### Given task
All of the lines below are to be printed again exactly; images are excluded from the output.

### Source material
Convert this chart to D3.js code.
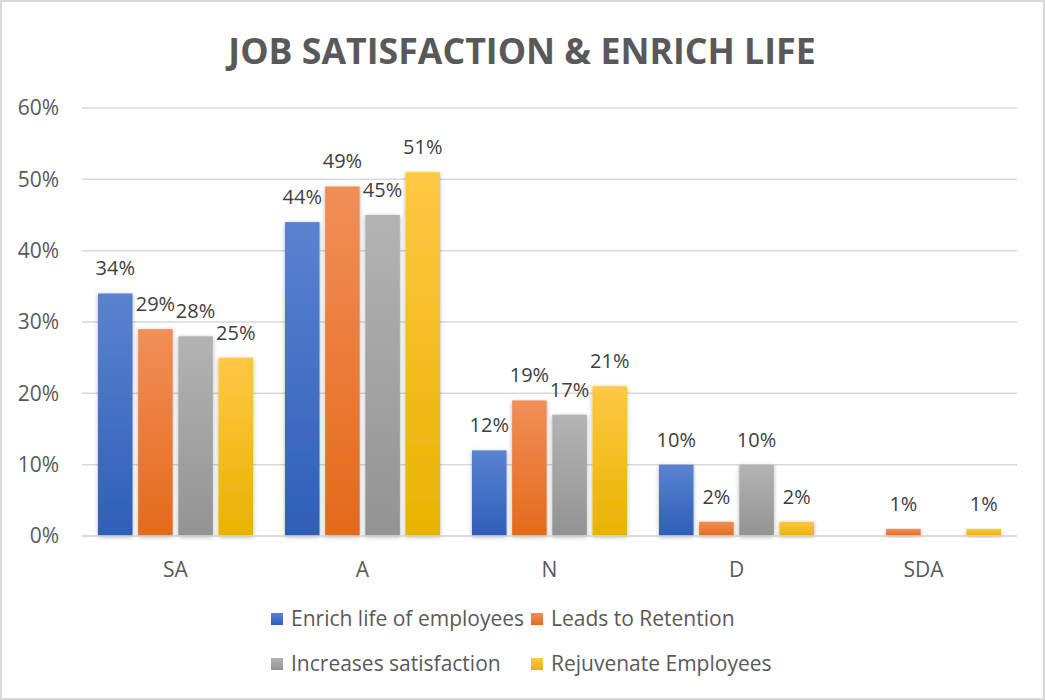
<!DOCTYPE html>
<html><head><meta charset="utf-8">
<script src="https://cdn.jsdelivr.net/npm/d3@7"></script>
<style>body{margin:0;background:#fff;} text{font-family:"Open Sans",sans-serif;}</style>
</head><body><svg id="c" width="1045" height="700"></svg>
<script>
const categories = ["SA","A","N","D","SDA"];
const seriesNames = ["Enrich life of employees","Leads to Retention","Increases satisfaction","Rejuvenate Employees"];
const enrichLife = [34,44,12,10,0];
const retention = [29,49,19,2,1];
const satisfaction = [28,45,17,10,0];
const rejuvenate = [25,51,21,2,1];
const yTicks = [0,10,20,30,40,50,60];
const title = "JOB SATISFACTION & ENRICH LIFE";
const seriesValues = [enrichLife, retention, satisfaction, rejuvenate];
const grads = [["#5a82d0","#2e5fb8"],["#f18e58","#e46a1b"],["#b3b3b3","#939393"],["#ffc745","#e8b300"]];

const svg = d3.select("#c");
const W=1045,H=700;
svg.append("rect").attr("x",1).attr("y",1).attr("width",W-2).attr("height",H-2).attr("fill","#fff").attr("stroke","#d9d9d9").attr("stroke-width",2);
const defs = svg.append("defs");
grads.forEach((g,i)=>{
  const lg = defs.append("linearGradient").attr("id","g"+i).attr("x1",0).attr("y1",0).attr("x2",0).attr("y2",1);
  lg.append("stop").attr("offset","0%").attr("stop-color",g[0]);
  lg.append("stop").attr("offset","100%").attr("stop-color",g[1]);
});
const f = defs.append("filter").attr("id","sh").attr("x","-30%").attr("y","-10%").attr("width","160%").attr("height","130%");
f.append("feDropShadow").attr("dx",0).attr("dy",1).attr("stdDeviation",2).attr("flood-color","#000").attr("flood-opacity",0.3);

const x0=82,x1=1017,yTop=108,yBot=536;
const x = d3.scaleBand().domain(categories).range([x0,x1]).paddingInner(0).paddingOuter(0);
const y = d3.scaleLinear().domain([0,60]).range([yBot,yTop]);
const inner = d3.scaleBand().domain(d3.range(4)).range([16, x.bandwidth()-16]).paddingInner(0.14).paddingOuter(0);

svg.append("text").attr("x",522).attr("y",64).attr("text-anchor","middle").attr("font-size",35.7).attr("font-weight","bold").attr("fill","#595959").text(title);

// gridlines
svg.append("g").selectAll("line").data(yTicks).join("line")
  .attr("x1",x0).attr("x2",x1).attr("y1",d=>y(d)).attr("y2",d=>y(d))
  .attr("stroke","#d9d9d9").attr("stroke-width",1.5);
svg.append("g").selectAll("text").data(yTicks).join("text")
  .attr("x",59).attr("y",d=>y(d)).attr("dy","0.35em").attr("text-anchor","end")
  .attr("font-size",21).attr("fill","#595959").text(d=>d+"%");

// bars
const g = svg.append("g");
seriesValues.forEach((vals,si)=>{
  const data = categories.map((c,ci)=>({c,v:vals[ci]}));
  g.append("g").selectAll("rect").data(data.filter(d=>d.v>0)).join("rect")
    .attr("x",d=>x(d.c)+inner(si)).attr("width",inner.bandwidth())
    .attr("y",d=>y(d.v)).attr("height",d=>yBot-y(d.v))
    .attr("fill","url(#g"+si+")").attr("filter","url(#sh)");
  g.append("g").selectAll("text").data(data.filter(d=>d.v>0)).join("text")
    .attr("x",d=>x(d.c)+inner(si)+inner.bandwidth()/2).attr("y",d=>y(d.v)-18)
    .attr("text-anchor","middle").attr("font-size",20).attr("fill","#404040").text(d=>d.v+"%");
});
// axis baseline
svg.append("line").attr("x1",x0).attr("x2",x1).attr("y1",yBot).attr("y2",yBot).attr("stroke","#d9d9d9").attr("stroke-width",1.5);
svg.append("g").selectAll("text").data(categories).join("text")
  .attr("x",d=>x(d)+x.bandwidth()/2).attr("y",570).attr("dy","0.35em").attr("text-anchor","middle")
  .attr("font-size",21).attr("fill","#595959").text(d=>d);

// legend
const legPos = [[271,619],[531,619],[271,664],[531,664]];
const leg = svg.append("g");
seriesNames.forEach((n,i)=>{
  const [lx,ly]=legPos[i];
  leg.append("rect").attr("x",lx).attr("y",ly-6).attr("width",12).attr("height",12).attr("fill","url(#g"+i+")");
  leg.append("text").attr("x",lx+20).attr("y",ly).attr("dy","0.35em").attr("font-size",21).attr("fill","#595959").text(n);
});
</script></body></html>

### Task solution
Convert this chart to D3.js code.
<!DOCTYPE html>
<html><head><meta charset="utf-8">
<script src="https://cdn.jsdelivr.net/npm/d3@7"></script>
<style>body{margin:0;background:#fff;} text{font-family:"Open Sans",sans-serif;}</style>
</head><body><svg id="c" width="1045" height="700"></svg>
<script>
const categories = ["SA","A","N","D","SDA"];
const seriesNames = ["Enrich life of employees","Leads to Retention","Increases satisfaction","Rejuvenate Employees"];
const enrichLife = [34,44,12,10,0];
const retention = [29,49,19,2,1];
const satisfaction = [28,45,17,10,0];
const rejuvenate = [25,51,21,2,1];
const yTicks = [0,10,20,30,40,50,60];
const title = "JOB SATISFACTION & ENRICH LIFE";
const seriesValues = [enrichLife, retention, satisfaction, rejuvenate];
const grads = [["#5a82d0","#2e5fb8"],["#f18e58","#e46a1b"],["#b3b3b3","#939393"],["#ffc745","#e8b300"]];

const svg = d3.select("#c");
const W=1045,H=700;
svg.append("rect").attr("x",1).attr("y",1).attr("width",W-2).attr("height",H-2).attr("fill","#fff").attr("stroke","#d9d9d9").attr("stroke-width",2);
const defs = svg.append("defs");
grads.forEach((g,i)=>{
  const lg = defs.append("linearGradient").attr("id","g"+i).attr("x1",0).attr("y1",0).attr("x2",0).attr("y2",1);
  lg.append("stop").attr("offset","0%").attr("stop-color",g[0]);
  lg.append("stop").attr("offset","100%").attr("stop-color",g[1]);
});
const f = defs.append("filter").attr("id","sh").attr("x","-30%").attr("y","-10%").attr("width","160%").attr("height","130%");
f.append("feDropShadow").attr("dx",0).attr("dy",1).attr("stdDeviation",2).attr("flood-color","#000").attr("flood-opacity",0.3);

const x0=82,x1=1017,yTop=108,yBot=536;
const x = d3.scaleBand().domain(categories).range([x0,x1]).paddingInner(0).paddingOuter(0);
const y = d3.scaleLinear().domain([0,60]).range([yBot,yTop]);
const inner = d3.scaleBand().domain(d3.range(4)).range([16, x.bandwidth()-16]).paddingInner(0.14).paddingOuter(0);

svg.append("text").attr("x",522).attr("y",64).attr("text-anchor","middle").attr("font-size",35.7).attr("font-weight","bold").attr("fill","#595959").text(title);

// gridlines
svg.append("g").selectAll("line").data(yTicks).join("line")
  .attr("x1",x0).attr("x2",x1).attr("y1",d=>y(d)).attr("y2",d=>y(d))
  .attr("stroke","#d9d9d9").attr("stroke-width",1.5);
svg.append("g").selectAll("text").data(yTicks).join("text")
  .attr("x",59).attr("y",d=>y(d)).attr("dy","0.35em").attr("text-anchor","end")
  .attr("font-size",21).attr("fill","#595959").text(d=>d+"%");

// bars
const g = svg.append("g");
seriesValues.forEach((vals,si)=>{
  const data = categories.map((c,ci)=>({c,v:vals[ci]}));
  g.append("g").selectAll("rect").data(data.filter(d=>d.v>0)).join("rect")
    .attr("x",d=>x(d.c)+inner(si)).attr("width",inner.bandwidth())
    .attr("y",d=>y(d.v)).attr("height",d=>yBot-y(d.v))
    .attr("fill","url(#g"+si+")").attr("filter","url(#sh)");
  g.append("g").selectAll("text").data(data.filter(d=>d.v>0)).join("text")
    .attr("x",d=>x(d.c)+inner(si)+inner.bandwidth()/2).attr("y",d=>y(d.v)-18)
    .attr("text-anchor","middle").attr("font-size",20).attr("fill","#404040").text(d=>d.v+"%");
});
// axis baseline
svg.append("line").attr("x1",x0).attr("x2",x1).attr("y1",yBot).attr("y2",yBot).attr("stroke","#d9d9d9").attr("stroke-width",1.5);
svg.append("g").selectAll("text").data(categories).join("text")
  .attr("x",d=>x(d)+x.bandwidth()/2).attr("y",570).attr("dy","0.35em").attr("text-anchor","middle")
  .attr("font-size",21).attr("fill","#595959").text(d=>d);

// legend
const legPos = [[271,619],[531,619],[271,664],[531,664]];
const leg = svg.append("g");
seriesNames.forEach((n,i)=>{
  const [lx,ly]=legPos[i];
  leg.append("rect").attr("x",lx).attr("y",ly-6).attr("width",12).attr("height",12).attr("fill","url(#g"+i+")");
  leg.append("text").attr("x",lx+20).attr("y",ly).attr("dy","0.35em").attr("font-size",21).attr("fill","#595959").text(n);
});
</script></body></html>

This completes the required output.